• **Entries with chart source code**
━━━━━━

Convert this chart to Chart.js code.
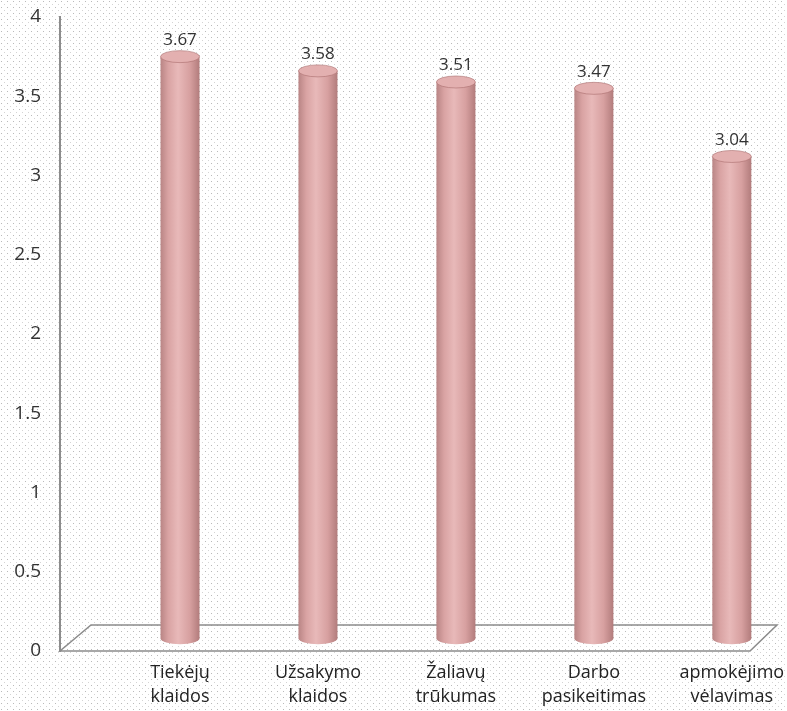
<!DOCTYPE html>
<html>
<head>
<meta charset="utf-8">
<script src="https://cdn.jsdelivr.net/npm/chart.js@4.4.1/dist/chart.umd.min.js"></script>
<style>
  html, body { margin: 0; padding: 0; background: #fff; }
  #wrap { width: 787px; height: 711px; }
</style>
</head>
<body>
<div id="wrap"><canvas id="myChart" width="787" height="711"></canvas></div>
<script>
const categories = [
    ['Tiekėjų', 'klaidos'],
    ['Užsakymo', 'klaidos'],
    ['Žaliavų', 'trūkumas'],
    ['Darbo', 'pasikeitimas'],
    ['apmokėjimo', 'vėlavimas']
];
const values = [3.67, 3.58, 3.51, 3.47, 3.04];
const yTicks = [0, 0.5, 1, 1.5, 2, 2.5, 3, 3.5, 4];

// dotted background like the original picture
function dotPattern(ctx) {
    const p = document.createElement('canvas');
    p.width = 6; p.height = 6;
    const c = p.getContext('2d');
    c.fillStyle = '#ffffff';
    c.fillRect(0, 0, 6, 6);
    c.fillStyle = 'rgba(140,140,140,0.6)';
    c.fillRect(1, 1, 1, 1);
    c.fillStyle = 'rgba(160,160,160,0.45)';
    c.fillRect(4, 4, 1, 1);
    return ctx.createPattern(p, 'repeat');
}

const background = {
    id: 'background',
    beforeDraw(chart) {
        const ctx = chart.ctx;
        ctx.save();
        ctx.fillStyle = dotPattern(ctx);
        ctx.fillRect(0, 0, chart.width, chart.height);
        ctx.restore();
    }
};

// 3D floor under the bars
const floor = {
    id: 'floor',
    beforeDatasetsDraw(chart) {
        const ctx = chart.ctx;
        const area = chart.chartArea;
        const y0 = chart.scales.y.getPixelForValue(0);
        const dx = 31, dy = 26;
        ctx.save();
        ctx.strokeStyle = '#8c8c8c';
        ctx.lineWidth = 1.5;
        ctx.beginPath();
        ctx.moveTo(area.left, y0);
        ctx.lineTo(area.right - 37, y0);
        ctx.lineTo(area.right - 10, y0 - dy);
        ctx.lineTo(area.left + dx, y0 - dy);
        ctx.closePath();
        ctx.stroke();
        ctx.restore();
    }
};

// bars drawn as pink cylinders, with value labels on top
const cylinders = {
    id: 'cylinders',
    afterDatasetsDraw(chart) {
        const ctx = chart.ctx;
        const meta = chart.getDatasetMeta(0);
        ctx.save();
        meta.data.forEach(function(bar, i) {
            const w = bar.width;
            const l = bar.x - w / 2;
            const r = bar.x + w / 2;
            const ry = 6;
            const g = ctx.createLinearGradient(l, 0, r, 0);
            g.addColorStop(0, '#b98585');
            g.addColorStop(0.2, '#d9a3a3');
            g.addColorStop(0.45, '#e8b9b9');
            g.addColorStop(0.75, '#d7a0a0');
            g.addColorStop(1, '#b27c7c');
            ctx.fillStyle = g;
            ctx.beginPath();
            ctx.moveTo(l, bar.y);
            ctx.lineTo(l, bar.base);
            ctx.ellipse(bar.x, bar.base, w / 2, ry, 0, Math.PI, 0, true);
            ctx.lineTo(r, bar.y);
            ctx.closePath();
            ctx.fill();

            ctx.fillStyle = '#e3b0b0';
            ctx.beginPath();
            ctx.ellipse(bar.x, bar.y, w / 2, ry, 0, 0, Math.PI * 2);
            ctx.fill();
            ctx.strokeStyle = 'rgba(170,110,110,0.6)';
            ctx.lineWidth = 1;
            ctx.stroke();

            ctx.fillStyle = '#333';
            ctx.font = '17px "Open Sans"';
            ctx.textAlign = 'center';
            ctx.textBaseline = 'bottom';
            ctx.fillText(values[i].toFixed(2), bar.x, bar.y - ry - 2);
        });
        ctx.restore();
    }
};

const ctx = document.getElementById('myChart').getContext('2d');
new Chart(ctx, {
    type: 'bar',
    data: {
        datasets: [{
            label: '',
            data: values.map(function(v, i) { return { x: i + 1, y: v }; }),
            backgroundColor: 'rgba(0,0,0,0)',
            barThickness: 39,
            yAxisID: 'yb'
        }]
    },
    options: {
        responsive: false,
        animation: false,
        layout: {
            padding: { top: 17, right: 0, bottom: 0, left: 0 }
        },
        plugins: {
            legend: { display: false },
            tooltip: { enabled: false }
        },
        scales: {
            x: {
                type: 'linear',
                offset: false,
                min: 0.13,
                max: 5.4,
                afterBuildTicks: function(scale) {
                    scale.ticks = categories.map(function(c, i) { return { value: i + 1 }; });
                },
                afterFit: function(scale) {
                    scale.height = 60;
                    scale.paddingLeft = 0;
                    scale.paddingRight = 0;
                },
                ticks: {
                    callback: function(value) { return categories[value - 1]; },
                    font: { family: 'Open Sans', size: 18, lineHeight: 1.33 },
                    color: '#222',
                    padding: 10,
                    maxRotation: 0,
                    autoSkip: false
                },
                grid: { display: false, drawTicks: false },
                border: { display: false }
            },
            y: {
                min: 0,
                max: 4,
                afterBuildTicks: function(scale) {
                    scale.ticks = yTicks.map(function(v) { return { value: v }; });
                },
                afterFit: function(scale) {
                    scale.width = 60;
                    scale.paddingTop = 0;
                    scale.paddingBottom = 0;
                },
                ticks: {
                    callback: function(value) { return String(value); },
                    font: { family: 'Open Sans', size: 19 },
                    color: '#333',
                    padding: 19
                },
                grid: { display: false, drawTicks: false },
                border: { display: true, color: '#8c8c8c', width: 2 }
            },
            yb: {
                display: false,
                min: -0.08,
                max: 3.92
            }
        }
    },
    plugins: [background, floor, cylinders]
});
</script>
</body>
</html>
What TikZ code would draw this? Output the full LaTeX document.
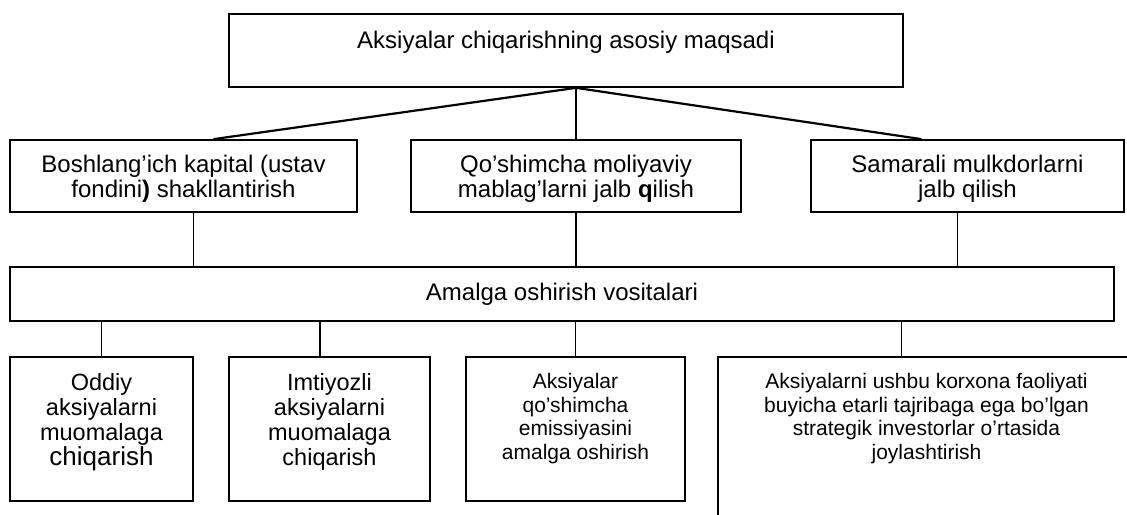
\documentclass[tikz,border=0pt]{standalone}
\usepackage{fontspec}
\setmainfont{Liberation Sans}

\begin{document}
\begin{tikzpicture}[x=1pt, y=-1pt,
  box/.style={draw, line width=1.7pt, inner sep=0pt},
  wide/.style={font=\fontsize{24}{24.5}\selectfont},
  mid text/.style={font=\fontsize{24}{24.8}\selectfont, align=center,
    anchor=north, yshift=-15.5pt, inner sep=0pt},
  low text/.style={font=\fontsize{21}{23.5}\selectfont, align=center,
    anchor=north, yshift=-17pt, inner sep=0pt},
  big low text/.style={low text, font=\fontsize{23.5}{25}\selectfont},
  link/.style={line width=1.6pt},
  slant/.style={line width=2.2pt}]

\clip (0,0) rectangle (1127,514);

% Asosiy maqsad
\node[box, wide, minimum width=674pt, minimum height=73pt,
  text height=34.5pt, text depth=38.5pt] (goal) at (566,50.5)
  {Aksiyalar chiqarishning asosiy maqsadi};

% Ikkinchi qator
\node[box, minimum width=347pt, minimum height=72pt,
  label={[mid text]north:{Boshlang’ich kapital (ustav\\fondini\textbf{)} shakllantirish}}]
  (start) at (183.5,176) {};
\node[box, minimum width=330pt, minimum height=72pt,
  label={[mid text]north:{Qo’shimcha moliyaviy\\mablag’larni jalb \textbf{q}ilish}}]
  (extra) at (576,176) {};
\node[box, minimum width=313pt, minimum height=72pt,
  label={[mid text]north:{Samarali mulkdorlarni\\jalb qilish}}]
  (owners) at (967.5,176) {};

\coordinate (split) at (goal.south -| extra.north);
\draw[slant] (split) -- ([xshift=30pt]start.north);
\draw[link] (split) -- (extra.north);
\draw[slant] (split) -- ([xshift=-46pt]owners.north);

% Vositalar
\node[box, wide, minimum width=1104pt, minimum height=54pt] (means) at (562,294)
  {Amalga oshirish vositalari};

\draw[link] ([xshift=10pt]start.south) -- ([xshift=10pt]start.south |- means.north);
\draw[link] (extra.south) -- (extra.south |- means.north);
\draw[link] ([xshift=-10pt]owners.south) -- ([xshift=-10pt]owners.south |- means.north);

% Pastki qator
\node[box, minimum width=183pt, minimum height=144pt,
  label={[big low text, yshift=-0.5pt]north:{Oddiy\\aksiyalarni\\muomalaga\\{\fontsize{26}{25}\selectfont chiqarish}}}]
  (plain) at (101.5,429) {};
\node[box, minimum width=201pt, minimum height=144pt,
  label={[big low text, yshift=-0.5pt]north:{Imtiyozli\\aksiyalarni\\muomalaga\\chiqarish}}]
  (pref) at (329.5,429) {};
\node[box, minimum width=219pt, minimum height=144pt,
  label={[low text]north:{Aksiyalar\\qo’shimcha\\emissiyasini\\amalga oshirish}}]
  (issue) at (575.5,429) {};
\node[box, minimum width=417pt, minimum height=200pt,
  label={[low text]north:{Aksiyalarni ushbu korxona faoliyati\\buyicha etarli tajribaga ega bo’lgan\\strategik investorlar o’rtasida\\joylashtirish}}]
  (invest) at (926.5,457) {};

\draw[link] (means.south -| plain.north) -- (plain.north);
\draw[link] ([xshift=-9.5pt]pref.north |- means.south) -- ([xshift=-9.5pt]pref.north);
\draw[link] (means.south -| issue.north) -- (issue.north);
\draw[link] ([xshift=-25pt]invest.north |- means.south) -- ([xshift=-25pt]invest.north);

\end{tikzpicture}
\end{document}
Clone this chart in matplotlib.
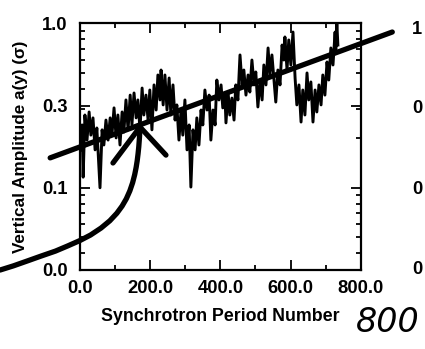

━━━━━━

• **Challenge**
Report only how many lines in the listing contain the string "this".

• **Written solution**
3